Information provided

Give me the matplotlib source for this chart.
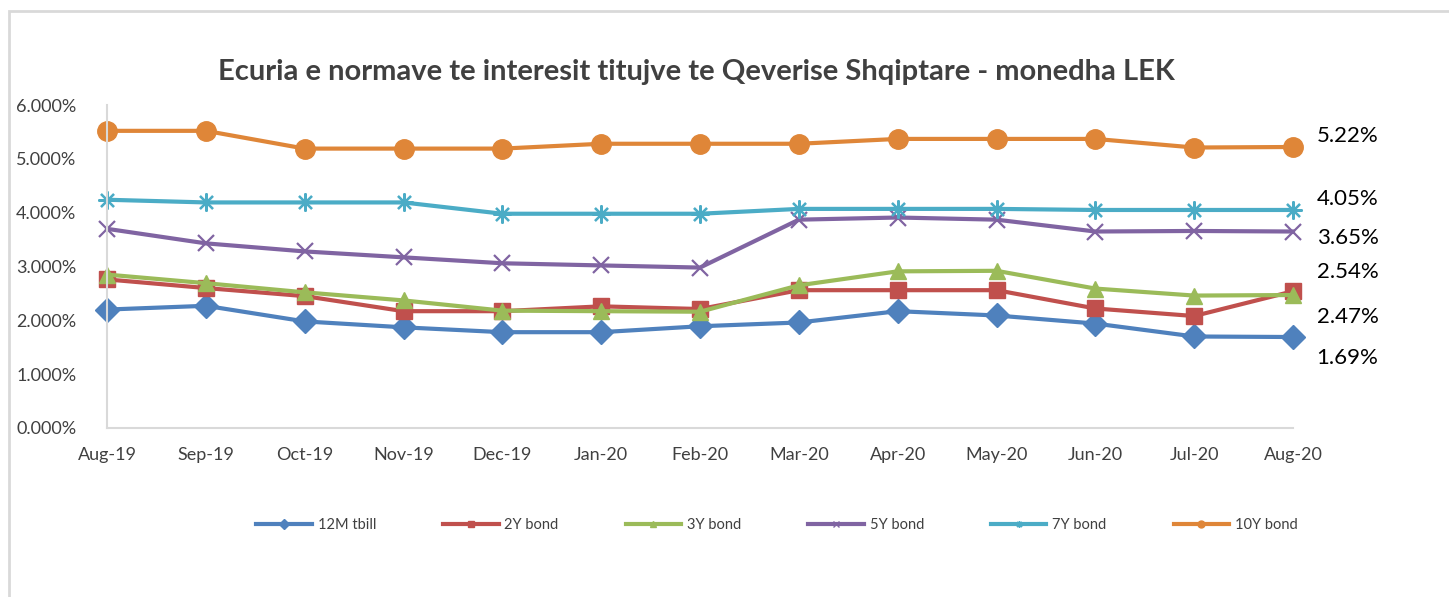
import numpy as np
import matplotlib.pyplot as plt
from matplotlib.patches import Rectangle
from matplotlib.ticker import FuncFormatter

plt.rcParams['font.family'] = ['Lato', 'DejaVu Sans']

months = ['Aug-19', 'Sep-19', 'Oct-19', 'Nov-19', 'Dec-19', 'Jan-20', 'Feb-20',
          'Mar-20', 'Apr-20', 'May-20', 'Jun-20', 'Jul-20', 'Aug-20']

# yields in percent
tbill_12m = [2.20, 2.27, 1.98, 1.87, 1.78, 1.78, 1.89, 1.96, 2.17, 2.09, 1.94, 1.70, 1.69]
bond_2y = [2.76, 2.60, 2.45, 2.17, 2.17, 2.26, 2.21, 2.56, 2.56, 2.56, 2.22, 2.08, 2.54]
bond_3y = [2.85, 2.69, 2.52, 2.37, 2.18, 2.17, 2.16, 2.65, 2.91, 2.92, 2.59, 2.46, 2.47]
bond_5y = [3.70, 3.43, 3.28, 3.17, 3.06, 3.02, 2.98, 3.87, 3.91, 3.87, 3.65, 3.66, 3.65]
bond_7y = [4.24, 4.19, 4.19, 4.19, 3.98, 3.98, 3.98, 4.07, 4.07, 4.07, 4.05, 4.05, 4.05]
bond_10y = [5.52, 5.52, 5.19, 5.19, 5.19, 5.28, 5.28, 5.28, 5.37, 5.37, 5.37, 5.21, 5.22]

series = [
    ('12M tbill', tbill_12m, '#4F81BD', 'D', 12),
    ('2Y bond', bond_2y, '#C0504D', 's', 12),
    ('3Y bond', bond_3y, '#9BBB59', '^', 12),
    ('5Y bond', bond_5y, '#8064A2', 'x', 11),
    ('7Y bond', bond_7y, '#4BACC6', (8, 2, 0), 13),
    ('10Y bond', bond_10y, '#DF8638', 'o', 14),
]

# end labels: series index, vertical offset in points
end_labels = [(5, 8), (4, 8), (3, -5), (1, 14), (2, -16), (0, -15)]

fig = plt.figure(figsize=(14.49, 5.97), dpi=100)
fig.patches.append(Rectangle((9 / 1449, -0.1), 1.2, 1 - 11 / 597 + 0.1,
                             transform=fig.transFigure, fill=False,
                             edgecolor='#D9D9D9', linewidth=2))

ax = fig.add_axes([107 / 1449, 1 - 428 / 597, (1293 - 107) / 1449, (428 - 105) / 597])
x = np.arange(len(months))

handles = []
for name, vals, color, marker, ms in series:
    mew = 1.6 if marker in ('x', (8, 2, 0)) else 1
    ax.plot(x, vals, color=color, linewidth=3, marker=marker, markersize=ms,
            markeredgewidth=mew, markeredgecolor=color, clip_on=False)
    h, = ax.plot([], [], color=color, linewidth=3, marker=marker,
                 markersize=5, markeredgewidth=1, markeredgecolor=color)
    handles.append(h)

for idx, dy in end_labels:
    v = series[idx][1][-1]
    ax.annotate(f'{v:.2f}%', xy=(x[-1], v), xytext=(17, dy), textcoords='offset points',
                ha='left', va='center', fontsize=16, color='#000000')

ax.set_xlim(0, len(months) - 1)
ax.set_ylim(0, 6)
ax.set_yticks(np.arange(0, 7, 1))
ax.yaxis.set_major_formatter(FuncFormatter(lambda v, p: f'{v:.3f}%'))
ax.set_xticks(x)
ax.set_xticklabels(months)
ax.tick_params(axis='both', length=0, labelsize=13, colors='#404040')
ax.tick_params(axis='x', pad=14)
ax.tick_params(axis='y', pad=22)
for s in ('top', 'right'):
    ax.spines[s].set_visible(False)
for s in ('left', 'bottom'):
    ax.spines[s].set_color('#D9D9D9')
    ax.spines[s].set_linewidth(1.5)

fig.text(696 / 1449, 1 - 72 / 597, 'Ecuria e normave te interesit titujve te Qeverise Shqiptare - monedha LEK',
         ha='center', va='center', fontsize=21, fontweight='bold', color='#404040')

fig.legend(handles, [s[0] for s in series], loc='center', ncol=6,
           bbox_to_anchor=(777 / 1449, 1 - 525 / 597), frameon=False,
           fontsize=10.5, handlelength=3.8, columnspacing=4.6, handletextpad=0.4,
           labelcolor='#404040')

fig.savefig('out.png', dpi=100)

Work to be completed
Leaving out the pictures, repeat the data above exactly.

Solved problem
Give me the matplotlib source for this chart.
import numpy as np
import matplotlib.pyplot as plt
from matplotlib.patches import Rectangle
from matplotlib.ticker import FuncFormatter

plt.rcParams['font.family'] = ['Lato', 'DejaVu Sans']

months = ['Aug-19', 'Sep-19', 'Oct-19', 'Nov-19', 'Dec-19', 'Jan-20', 'Feb-20',
          'Mar-20', 'Apr-20', 'May-20', 'Jun-20', 'Jul-20', 'Aug-20']

# yields in percent
tbill_12m = [2.20, 2.27, 1.98, 1.87, 1.78, 1.78, 1.89, 1.96, 2.17, 2.09, 1.94, 1.70, 1.69]
bond_2y = [2.76, 2.60, 2.45, 2.17, 2.17, 2.26, 2.21, 2.56, 2.56, 2.56, 2.22, 2.08, 2.54]
bond_3y = [2.85, 2.69, 2.52, 2.37, 2.18, 2.17, 2.16, 2.65, 2.91, 2.92, 2.59, 2.46, 2.47]
bond_5y = [3.70, 3.43, 3.28, 3.17, 3.06, 3.02, 2.98, 3.87, 3.91, 3.87, 3.65, 3.66, 3.65]
bond_7y = [4.24, 4.19, 4.19, 4.19, 3.98, 3.98, 3.98, 4.07, 4.07, 4.07, 4.05, 4.05, 4.05]
bond_10y = [5.52, 5.52, 5.19, 5.19, 5.19, 5.28, 5.28, 5.28, 5.37, 5.37, 5.37, 5.21, 5.22]

series = [
    ('12M tbill', tbill_12m, '#4F81BD', 'D', 12),
    ('2Y bond', bond_2y, '#C0504D', 's', 12),
    ('3Y bond', bond_3y, '#9BBB59', '^', 12),
    ('5Y bond', bond_5y, '#8064A2', 'x', 11),
    ('7Y bond', bond_7y, '#4BACC6', (8, 2, 0), 13),
    ('10Y bond', bond_10y, '#DF8638', 'o', 14),
]

# end labels: series index, vertical offset in points
end_labels = [(5, 8), (4, 8), (3, -5), (1, 14), (2, -16), (0, -15)]

fig = plt.figure(figsize=(14.49, 5.97), dpi=100)
fig.patches.append(Rectangle((9 / 1449, -0.1), 1.2, 1 - 11 / 597 + 0.1,
                             transform=fig.transFigure, fill=False,
                             edgecolor='#D9D9D9', linewidth=2))

ax = fig.add_axes([107 / 1449, 1 - 428 / 597, (1293 - 107) / 1449, (428 - 105) / 597])
x = np.arange(len(months))

handles = []
for name, vals, color, marker, ms in series:
    mew = 1.6 if marker in ('x', (8, 2, 0)) else 1
    ax.plot(x, vals, color=color, linewidth=3, marker=marker, markersize=ms,
            markeredgewidth=mew, markeredgecolor=color, clip_on=False)
    h, = ax.plot([], [], color=color, linewidth=3, marker=marker,
                 markersize=5, markeredgewidth=1, markeredgecolor=color)
    handles.append(h)

for idx, dy in end_labels:
    v = series[idx][1][-1]
    ax.annotate(f'{v:.2f}%', xy=(x[-1], v), xytext=(17, dy), textcoords='offset points',
                ha='left', va='center', fontsize=16, color='#000000')

ax.set_xlim(0, len(months) - 1)
ax.set_ylim(0, 6)
ax.set_yticks(np.arange(0, 7, 1))
ax.yaxis.set_major_formatter(FuncFormatter(lambda v, p: f'{v:.3f}%'))
ax.set_xticks(x)
ax.set_xticklabels(months)
ax.tick_params(axis='both', length=0, labelsize=13, colors='#404040')
ax.tick_params(axis='x', pad=14)
ax.tick_params(axis='y', pad=22)
for s in ('top', 'right'):
    ax.spines[s].set_visible(False)
for s in ('left', 'bottom'):
    ax.spines[s].set_color('#D9D9D9')
    ax.spines[s].set_linewidth(1.5)

fig.text(696 / 1449, 1 - 72 / 597, 'Ecuria e normave te interesit titujve te Qeverise Shqiptare - monedha LEK',
         ha='center', va='center', fontsize=21, fontweight='bold', color='#404040')

fig.legend(handles, [s[0] for s in series], loc='center', ncol=6,
           bbox_to_anchor=(777 / 1449, 1 - 525 / 597), frameon=False,
           fontsize=10.5, handlelength=3.8, columnspacing=4.6, handletextpad=0.4,
           labelcolor='#404040')

fig.savefig('out.png', dpi=100)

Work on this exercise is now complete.